Entries with chart source code:

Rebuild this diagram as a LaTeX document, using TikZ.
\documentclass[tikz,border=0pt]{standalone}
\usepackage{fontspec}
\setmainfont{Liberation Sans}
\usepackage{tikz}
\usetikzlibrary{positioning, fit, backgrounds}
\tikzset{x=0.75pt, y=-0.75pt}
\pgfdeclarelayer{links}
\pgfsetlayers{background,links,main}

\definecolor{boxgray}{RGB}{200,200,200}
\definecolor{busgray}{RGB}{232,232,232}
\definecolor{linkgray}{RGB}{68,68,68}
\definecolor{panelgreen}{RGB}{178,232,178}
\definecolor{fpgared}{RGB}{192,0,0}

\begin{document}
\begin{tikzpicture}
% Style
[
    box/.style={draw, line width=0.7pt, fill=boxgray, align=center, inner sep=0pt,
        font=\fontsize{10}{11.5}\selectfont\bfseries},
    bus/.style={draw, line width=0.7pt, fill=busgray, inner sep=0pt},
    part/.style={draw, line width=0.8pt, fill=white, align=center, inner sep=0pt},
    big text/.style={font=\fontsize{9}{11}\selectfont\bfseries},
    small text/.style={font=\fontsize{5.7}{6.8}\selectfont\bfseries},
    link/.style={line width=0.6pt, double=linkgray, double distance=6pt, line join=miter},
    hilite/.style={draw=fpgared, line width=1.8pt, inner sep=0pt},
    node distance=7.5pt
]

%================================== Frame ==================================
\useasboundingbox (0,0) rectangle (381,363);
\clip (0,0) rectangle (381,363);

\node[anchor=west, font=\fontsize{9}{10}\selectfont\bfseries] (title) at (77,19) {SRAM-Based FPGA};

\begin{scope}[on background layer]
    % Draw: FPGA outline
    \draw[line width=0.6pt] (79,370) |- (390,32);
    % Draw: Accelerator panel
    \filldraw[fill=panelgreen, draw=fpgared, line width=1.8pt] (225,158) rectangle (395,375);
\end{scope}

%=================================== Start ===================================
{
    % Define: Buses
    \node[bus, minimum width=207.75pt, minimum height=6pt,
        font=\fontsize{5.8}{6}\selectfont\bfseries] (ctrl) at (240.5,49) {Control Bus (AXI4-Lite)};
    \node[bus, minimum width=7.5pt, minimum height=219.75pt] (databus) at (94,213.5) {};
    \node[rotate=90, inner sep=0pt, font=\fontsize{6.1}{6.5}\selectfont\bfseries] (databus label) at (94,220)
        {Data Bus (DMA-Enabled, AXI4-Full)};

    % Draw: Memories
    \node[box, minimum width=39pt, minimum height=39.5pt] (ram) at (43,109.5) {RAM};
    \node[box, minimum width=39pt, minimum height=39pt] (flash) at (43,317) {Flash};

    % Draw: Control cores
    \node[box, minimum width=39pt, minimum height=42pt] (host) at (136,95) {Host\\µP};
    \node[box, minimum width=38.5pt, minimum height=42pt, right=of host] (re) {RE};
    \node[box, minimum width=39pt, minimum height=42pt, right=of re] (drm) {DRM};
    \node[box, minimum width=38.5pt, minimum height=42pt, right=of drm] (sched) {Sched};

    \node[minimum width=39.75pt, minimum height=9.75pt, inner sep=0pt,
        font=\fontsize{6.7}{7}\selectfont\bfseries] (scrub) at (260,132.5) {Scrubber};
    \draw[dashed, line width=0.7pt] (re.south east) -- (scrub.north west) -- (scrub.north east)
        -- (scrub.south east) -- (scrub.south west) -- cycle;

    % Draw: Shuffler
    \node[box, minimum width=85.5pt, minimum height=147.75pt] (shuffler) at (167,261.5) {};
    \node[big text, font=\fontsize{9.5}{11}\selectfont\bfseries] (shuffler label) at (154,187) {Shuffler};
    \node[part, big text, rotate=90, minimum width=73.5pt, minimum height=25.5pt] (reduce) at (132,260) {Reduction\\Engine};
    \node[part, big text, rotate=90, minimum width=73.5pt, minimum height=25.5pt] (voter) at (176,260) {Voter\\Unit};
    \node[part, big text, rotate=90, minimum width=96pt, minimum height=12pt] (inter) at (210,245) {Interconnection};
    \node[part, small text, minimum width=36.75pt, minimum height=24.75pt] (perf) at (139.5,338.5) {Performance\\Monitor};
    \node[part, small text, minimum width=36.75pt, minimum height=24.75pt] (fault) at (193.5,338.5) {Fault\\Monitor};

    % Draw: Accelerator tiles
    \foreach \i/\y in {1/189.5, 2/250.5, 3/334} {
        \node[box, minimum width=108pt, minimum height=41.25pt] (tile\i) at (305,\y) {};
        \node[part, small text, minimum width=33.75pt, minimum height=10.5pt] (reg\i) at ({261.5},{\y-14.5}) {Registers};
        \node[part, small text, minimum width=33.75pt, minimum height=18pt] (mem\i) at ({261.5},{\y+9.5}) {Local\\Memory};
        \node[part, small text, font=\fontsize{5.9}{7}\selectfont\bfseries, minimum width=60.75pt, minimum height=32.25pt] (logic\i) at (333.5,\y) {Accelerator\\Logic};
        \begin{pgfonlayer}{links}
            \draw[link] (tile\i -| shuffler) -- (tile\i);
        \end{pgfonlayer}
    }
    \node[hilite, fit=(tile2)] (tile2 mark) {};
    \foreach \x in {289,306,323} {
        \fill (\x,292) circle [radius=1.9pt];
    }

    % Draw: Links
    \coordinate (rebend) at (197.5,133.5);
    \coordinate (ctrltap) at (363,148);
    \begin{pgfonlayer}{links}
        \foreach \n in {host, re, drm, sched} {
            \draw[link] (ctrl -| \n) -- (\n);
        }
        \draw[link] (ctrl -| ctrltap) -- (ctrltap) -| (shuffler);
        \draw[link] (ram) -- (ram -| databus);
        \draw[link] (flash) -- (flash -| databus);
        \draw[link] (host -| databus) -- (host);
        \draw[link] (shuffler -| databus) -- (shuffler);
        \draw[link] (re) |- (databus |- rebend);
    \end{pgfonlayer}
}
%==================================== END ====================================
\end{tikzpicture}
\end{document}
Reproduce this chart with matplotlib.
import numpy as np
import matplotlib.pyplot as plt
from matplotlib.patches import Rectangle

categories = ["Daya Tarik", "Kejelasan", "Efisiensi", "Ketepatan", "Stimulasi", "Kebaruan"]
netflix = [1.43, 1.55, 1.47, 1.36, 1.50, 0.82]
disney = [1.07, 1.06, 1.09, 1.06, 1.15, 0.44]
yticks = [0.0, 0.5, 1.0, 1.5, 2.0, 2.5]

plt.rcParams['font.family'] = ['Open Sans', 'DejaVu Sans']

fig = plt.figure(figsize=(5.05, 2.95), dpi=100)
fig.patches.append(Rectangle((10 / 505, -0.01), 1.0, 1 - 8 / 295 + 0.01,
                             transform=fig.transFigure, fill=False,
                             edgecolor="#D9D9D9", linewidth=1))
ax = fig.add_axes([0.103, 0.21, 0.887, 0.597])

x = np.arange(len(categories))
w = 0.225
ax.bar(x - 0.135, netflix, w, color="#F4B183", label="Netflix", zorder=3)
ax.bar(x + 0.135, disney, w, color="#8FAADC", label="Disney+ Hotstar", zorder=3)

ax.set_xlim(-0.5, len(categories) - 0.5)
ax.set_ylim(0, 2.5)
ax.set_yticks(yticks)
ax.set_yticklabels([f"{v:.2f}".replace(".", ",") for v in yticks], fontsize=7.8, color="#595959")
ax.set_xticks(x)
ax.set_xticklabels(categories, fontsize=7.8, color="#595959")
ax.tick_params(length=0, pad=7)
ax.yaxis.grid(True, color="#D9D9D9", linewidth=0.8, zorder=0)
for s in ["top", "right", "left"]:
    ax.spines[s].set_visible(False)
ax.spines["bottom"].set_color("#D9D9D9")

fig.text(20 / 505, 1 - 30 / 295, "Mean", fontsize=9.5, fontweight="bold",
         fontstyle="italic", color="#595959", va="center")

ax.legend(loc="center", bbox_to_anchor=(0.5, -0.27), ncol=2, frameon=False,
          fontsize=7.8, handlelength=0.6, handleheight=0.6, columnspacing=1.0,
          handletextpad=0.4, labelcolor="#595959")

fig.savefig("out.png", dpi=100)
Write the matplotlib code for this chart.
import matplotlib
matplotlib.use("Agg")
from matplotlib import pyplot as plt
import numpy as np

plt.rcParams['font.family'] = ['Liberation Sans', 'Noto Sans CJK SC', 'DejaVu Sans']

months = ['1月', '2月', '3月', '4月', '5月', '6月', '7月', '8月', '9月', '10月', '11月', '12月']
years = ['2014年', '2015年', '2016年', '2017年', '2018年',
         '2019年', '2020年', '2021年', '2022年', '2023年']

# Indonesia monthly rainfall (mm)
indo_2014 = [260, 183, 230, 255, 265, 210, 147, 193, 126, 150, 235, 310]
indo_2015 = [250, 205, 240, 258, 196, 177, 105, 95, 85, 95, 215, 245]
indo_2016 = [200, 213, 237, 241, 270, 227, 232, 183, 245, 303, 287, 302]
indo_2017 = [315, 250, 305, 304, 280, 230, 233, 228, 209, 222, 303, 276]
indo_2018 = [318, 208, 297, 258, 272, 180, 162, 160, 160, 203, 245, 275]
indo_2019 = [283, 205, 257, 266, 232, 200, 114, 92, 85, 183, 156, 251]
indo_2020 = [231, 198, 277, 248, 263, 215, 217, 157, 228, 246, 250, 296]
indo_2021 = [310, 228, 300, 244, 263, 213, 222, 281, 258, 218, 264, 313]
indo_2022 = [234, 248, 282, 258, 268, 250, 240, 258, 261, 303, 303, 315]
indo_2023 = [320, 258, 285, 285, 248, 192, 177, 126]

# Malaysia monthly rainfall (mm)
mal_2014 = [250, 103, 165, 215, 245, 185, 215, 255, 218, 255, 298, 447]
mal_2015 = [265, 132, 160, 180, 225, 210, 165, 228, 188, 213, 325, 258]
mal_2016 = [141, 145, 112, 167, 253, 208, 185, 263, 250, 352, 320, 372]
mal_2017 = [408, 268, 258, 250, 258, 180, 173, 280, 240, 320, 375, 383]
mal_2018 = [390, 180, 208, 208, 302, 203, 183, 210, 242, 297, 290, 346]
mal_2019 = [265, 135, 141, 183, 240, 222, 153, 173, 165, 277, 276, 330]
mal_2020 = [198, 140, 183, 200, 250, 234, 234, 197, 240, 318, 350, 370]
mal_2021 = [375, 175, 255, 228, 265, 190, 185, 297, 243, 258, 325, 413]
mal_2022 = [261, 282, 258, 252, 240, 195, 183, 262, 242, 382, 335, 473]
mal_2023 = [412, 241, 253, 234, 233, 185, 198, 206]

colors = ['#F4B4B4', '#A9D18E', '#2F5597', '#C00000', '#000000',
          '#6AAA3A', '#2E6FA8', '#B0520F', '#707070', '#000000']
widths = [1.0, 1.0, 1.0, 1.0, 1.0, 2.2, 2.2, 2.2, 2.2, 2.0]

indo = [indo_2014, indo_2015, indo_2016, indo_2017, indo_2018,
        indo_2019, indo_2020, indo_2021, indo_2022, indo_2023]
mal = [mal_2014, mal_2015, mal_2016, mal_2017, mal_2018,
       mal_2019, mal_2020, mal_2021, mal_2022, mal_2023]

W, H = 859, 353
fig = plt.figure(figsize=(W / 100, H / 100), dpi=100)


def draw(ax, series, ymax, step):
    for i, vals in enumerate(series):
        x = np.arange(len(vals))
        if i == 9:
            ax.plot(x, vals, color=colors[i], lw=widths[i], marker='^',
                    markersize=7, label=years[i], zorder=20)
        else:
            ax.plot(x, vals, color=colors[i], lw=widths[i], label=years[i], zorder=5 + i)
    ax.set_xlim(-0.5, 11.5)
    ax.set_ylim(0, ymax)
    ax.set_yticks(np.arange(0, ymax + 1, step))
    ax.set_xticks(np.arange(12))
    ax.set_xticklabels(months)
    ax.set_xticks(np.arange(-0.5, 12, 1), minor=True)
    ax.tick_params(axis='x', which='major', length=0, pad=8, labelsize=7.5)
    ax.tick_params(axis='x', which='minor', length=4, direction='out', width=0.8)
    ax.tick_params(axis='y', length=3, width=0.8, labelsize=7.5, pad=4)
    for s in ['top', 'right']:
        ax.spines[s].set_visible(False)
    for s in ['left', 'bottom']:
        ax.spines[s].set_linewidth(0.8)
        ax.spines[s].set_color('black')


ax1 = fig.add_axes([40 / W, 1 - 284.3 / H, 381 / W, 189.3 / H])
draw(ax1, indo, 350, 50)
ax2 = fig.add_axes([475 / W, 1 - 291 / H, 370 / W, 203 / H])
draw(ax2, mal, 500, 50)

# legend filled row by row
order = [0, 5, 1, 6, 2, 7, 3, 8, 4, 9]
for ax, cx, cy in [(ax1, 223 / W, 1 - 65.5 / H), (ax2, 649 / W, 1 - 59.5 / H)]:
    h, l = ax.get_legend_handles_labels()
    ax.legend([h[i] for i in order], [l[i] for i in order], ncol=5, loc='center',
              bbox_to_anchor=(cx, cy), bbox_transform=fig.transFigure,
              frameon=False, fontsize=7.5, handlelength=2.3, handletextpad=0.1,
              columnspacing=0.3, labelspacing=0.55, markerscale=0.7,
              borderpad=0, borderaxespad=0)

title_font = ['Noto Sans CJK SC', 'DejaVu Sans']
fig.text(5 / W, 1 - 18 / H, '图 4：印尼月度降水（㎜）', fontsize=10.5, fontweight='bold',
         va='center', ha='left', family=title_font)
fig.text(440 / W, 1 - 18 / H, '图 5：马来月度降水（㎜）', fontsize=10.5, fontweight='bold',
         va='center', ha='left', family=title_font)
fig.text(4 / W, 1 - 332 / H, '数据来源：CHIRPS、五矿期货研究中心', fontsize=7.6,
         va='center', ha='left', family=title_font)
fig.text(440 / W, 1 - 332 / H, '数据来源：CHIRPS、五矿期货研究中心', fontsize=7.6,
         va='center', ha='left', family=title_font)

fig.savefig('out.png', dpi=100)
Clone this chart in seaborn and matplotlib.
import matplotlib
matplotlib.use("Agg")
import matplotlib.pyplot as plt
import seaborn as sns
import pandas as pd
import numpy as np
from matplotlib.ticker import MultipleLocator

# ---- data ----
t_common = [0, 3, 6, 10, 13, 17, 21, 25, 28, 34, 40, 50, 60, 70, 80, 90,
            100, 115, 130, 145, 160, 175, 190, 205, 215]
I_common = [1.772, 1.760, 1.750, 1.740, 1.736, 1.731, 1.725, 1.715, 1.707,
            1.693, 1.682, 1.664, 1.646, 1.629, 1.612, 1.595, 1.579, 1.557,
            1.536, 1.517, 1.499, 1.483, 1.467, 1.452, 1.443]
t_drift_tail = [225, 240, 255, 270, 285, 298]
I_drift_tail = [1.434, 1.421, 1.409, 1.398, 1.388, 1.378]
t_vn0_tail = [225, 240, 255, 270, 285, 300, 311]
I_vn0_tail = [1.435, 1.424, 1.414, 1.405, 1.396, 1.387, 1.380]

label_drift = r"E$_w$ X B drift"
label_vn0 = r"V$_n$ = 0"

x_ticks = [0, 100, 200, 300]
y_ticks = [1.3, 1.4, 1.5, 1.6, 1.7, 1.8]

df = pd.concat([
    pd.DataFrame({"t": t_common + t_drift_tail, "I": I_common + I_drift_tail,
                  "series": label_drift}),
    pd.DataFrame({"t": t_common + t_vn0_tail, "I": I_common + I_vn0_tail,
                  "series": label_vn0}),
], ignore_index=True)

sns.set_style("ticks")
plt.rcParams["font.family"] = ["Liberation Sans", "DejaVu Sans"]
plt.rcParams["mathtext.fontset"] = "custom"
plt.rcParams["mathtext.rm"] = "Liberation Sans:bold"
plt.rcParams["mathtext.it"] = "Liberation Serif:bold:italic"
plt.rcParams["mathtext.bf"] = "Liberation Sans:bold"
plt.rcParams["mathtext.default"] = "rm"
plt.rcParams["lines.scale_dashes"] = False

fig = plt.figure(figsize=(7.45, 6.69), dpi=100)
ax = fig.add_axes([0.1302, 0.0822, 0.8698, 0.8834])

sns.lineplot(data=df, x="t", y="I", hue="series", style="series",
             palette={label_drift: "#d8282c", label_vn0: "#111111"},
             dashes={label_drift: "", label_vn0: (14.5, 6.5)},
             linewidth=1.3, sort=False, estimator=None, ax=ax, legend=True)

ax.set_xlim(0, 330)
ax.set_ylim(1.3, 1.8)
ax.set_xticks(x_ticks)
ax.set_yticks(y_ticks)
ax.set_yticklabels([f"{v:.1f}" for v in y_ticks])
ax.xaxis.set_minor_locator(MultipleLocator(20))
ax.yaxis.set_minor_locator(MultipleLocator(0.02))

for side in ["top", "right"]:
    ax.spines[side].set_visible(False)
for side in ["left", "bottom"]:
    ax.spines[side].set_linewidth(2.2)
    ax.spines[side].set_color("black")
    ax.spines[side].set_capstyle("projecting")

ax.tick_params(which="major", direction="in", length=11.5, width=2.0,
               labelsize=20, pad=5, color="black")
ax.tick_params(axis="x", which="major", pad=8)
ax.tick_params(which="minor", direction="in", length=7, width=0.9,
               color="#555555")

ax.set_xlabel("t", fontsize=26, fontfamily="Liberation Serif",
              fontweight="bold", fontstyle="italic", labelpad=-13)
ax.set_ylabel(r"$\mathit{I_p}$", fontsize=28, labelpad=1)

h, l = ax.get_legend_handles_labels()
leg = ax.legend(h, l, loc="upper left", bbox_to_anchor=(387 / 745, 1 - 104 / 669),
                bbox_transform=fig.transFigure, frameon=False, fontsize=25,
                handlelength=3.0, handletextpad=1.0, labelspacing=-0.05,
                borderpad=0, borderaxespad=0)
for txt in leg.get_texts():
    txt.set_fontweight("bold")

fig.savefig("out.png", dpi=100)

- Set problem -
Each line from the one bearing "Write the matplotlib code for this chart." through the one bearing "indo_2023 = [320, 258, 285, 285, 248, 192, 177, 126]" is to be duplicated without change; all remaining lines are to be left out.

- Task answer -
Write the matplotlib code for this chart.
import matplotlib
matplotlib.use("Agg")
from matplotlib import pyplot as plt
import numpy as np

plt.rcParams['font.family'] = ['Liberation Sans', 'Noto Sans CJK SC', 'DejaVu Sans']

months = ['1月', '2月', '3月', '4月', '5月', '6月', '7月', '8月', '9月', '10月', '11月', '12月']
years = ['2014年', '2015年', '2016年', '2017年', '2018年',
         '2019年', '2020年', '2021年', '2022年', '2023年']

# Indonesia monthly rainfall (mm)
indo_2014 = [260, 183, 230, 255, 265, 210, 147, 193, 126, 150, 235, 310]
indo_2015 = [250, 205, 240, 258, 196, 177, 105, 95, 85, 95, 215, 245]
indo_2016 = [200, 213, 237, 241, 270, 227, 232, 183, 245, 303, 287, 302]
indo_2017 = [315, 250, 305, 304, 280, 230, 233, 228, 209, 222, 303, 276]
indo_2018 = [318, 208, 297, 258, 272, 180, 162, 160, 160, 203, 245, 275]
indo_2019 = [283, 205, 257, 266, 232, 200, 114, 92, 85, 183, 156, 251]
indo_2020 = [231, 198, 277, 248, 263, 215, 217, 157, 228, 246, 250, 296]
indo_2021 = [310, 228, 300, 244, 263, 213, 222, 281, 258, 218, 264, 313]
indo_2022 = [234, 248, 282, 258, 268, 250, 240, 258, 261, 303, 303, 315]
indo_2023 = [320, 258, 285, 285, 248, 192, 177, 126]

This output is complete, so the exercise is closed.